A photo gallery app sounds mundane, but as I learned more about its functionality and dove into the codebase, I quickly realized that Carousel was far from “just a photo gallery”. There’s a series of 3 blog posts describing the engineering behind Carousel that reveal the magic behind the scenes.

In a nutshell, the two technical aspects of Carousel I was most impressed by are the performance and the handling of edge cases. One of the nice features of Carousel is that I can quickly scroll through my entire photo library to look at my old photos. This sounds simple but when you have thousands of pictures going across the screen, even decoding the JPEG becomes a bottleneck. All kinds of prefetching and caching techniques went into the scrollbar alone.

Carousel is also a view into both the local photo gallery and the photos stored into the cloud. By having both, along with the ability to hide photos, the edge cases just explode. What happens if the user deletes a local photo? If the user deletes a photo on the server side? Both at the same time?

While I didn’t work on the main Dropbox application that everybody uses, Carousel gave me a good view into the complexity of the problems Dropbox needs to tackle. When all your products need to consider concurrent modifications (read/write/delete) of the data, everything becomes a couple orders of magnitude harder (the best way to get a sense of this type of problem is to read about Operational Transformations (OT)). However, when done right, the experience can be very nice and seamless, and the typical feedback users give is that they really appreciate that Dropbox just “works”.

Code sharing

The other aspect of working on Carousel iOS which was very educational is the unusual architecture of the codebase which works out great. Half of the iOS and Android app’s code is a shared layer of C++. To interface with C++ from Objective-C and Java, Dropbox developed an open-source language interface generator.

It is desirable to share code across mobile platforms. How can it be done? You could write a Java to Objective-C compiler. But let’s assume that you don’t have unlimited resources 1. You could go with a portable approach like Web or one of the many cross-platform toolkits out there. However, it will be difficult to achieve a native feel, it will not have the same polish. Or you could share some native code (native in the sense of light on the runtime) 2.

A shared layer in C++ also has performance benefits, and C++11 with smart pointers is reasonably ergonomic to work with. I also found that having a distinct codebase for shared code forces the design of better abstractions. For example, in the context of MVC, the C++ code takes on the role of model, and it’s harder to slip up by putting model logic in the view or controller, and vice-versa.
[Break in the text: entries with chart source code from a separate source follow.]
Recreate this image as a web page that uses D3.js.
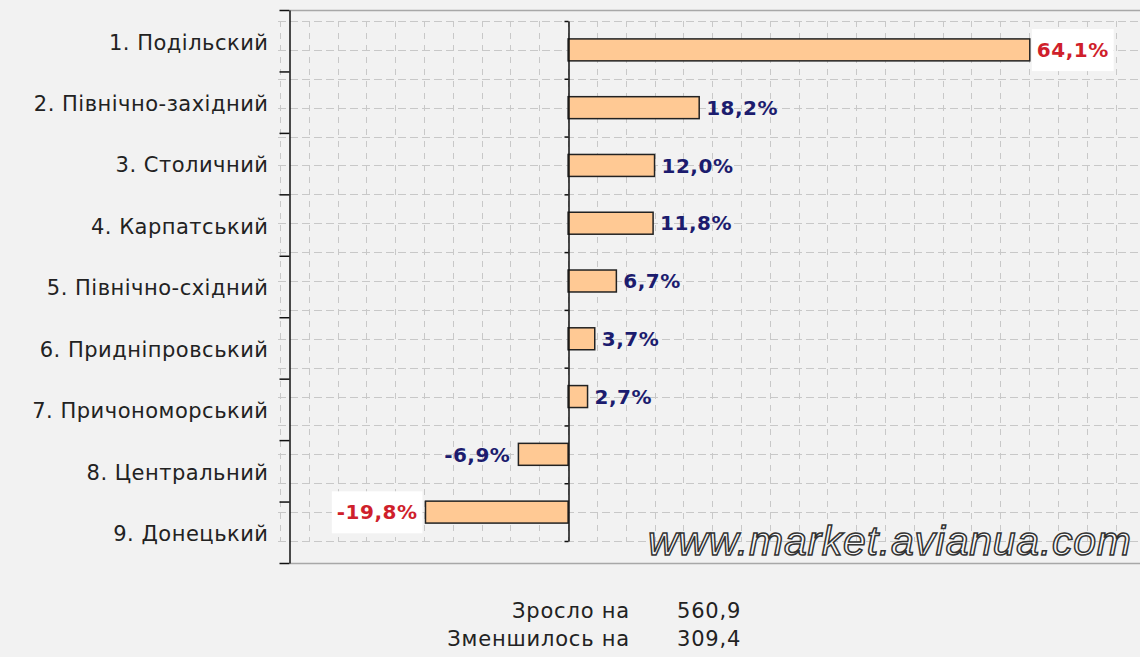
<!DOCTYPE html>
<html>
<head>
<meta charset="utf-8">
<script src="https://cdn.jsdelivr.net/npm/d3@7"></script>
<style>
  body { margin: 0; background: #f2f2f2; }
  svg { display: block; }
</style>
</head>
<body>
<script>
var width = 1140;
var height = 657;

var categories = ["1. Подільский", "2. Північно-західний", "3. Столичний", "4. Карпатський",
  "5. Північно-східний", "6. Придніпровський", "7. Причономорський", "8. Центральний", "9. Донецький"];
var values = [64.1, 18.2, 12.0, 11.8, 6.7, 3.7, 2.7, -6.9, -19.8];
var gridSteps = d3.range(-40, 80, 4);
var summaryLabels = ["Зросло на", "Зменшилось на"];
var summaryValues = [560.9, 309.4];
var watermark = "www.market.avianua.com";

var fmt = function(v) { return v.toFixed(1).replace(".", ",") + "%"; };
var vmax = d3.max(values), vmin = d3.min(values);

var svg = d3.select("body").append("svg")
  .attr("width", width)
  .attr("height", height);

// scales
var x = d3.scaleLinear().domain([-40, 79.4]).range([280, 1140]);
var yOuter = d3.scaleBand().domain(categories).range([10, 563]);
var yInner = d3.scaleBand().domain(categories).range([21, 541]).paddingInner(0.62).paddingOuter(0.31);
var yGrid = d3.scaleLinear().domain([0, 18]).range([21, 541]);
var yBound = d3.scaleLinear().domain([0, 9]).range([21, 541]);
var yOuterBound = d3.scaleLinear().domain([0, 9]).range([10, 563]);

// frame lines top / bottom
svg.selectAll(".frame")
  .data([10, 563])
  .enter().append("line")
  .attr("x1", 290).attr("x2", width)
  .attr("y1", function(d) { return d + 0.5; })
  .attr("y2", function(d) { return d + 0.5; })
  .attr("stroke", "#a8a8a8")
  .attr("stroke-width", 1.5);

// grid
var grid = svg.append("g").attr("class", "grid");
grid.selectAll(".h")
  .data(d3.range(0, 19))
  .enter().append("line")
  .attr("x1", 278).attr("x2", width)
  .attr("y1", function(d) { return Math.round(yGrid(d)) + 0.5; })
  .attr("y2", function(d) { return Math.round(yGrid(d)) + 0.5; })
  .attr("stroke", "#c8c8c8")
  .attr("stroke-dasharray", "8,4");
grid.selectAll(".v")
  .data(gridSteps)
  .enter().append("line")
  .attr("x1", function(d) { return Math.round(x(d)) + 0.5; })
  .attr("x2", function(d) { return Math.round(x(d)) + 0.5; })
  .attr("y1", 21).attr("y2", 541)
  .attr("stroke", "#c8c8c8")
  .attr("stroke-dasharray", "6,6");

// bars
svg.selectAll(".bar")
  .data(values)
  .enter().append("rect")
  .attr("class", "bar")
  .attr("x", function(d) { return x(Math.min(0, d)); })
  .attr("y", function(d, i) { return yInner(categories[i]); })
  .attr("width", function(d) { return Math.abs(x(d) - x(0)); })
  .attr("height", yInner.bandwidth())
  .attr("fill", "#ffc994")
  .attr("stroke", "#222")
  .attr("stroke-width", 1.5);

// zero line with small ticks
svg.append("g")
  .attr("transform", "translate(" + (Math.round(x(0)) + 0.5) + ",0)")
  .call(d3.axisLeft(yBound).tickValues(d3.range(0, 10)).tickSize(4).tickSizeOuter(0).tickFormat(""))
  .call(function(g) { g.selectAll("path, line").attr("stroke", "#111").attr("stroke-width", 1.5); });

// left axis: boundary ticks
svg.append("g")
  .attr("transform", "translate(289.5,0)")
  .call(d3.axisLeft(yOuterBound).tickValues(d3.range(0, 10)).tickSize(10).tickSizeOuter(0).tickFormat(""))
  .call(function(g) { g.selectAll("path, line").attr("stroke", "#111").attr("stroke-width", 1.5); });

// left axis: category labels
svg.append("g")
  .attr("transform", "translate(289.5,0)")
  .call(d3.axisLeft(yOuter).tickSize(0).tickPadding(21))
  .call(function(g) {
    g.select(".domain").remove();
    g.selectAll("text")
      .attr("font-family", "DejaVu Sans, Arial, sans-serif")
      .attr("font-size", 21)
      .attr("letter-spacing", 0.5)
      .attr("dy", "0.42em")
      .attr("fill", "#222");
  });

// value labels
var lab = svg.selectAll(".val")
  .data(values)
  .enter().append("g")
  .attr("class", "val");

var isHi = function(d) { return d === vmax || d === vmin; };

lab.append("text")
  .attr("x", function(d) { return d >= 0 ? x(d) + 7 : x(d) - 8; })
  .attr("y", function(d, i) { return yInner(categories[i]) + yInner.bandwidth() / 2; })
  .attr("dy", "0.36em")
  .attr("text-anchor", function(d) { return d >= 0 ? "start" : "end"; })
  .attr("font-family", "DejaVu Sans, Arial, sans-serif")
  .attr("font-weight", "bold")
  .attr("font-size", 20)
  .attr("letter-spacing", 0.5)
  .attr("fill", function(d) { return isHi(d) ? "#cf1f2c" : "#1c1c6e"; })
  .text(fmt)
  .each(function(d) {
    if (!isHi(d)) return;
    var b = this.getBBox();
    d3.select(this.parentNode).insert("rect", "text")
      .attr("x", b.x - 5).attr("y", b.y - 9)
      .attr("width", b.width + 10).attr("height", b.height + 18)
      .attr("fill", "#fff");
  });

// watermark
svg.append("text")
  .attr("x", 1131)
  .attr("y", 555)
  .attr("text-anchor", "end")
  .attr("font-family", "Arial, Liberation Sans, sans-serif")
  .attr("font-style", "italic")
  .attr("font-size", 41)
  .attr("textLength", 483)
  .attr("fill", "#f8f8f8")
  .attr("stroke", "#333")
  .attr("stroke-width", 1.5)
  .text(watermark);

// summary
var sum = svg.selectAll(".sum")
  .data(summaryValues)
  .enter().append("g")
  .attr("class", "sum")
  .attr("transform", function(d, i) { return "translate(0," + (618 + i * 28) + ")"; });
sum.append("text")
  .attr("x", 630)
  .attr("text-anchor", "end")
  .attr("font-family", "DejaVu Sans, Arial, sans-serif")
  .attr("font-size", 21)
  .attr("letter-spacing", 0.8)
  .attr("fill", "#222")
  .text(function(d, i) { return summaryLabels[i]; });
sum.append("text")
  .attr("x", 677)
  .attr("font-family", "DejaVu Sans, Arial, sans-serif")
  .attr("font-size", 21)
  .attr("letter-spacing", 0.8)
  .attr("fill", "#222")
  .text(function(d) { return d.toFixed(1).replace(".", ","); });
</script>
</body>
</html>
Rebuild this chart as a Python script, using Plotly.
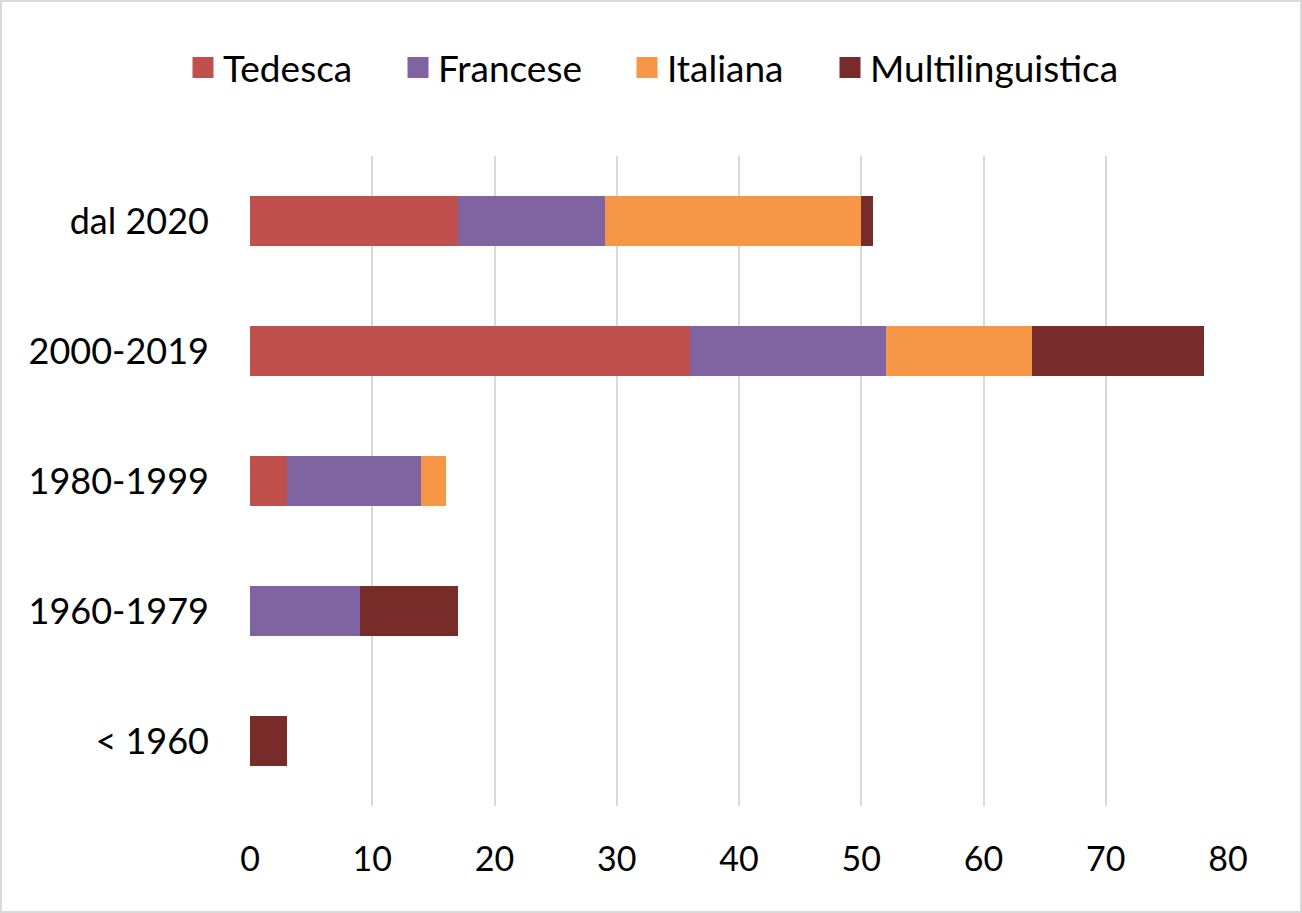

Finally, most companies would not have chosen this approach because the tools did not exist and had to be developed. This is the great thing about working at a top tech company. Risks are taken and new approaches to software engineering are discovered.

  1. I’m curious as to how well that approach works. Among other complexities, making a transition from tracing garbage collection to reference counting can be very hairy, from my experience working on compilers. There’s always ways to make it work, but at the cost of developer effort. 

  2. For high-performance apps like Carousel, latency induced by GC pauses is significant. The shared layer should not be in a language with a tracing GC. Having two separate garbage collectors kicking off at random times is going to lead to very challenging scenarios.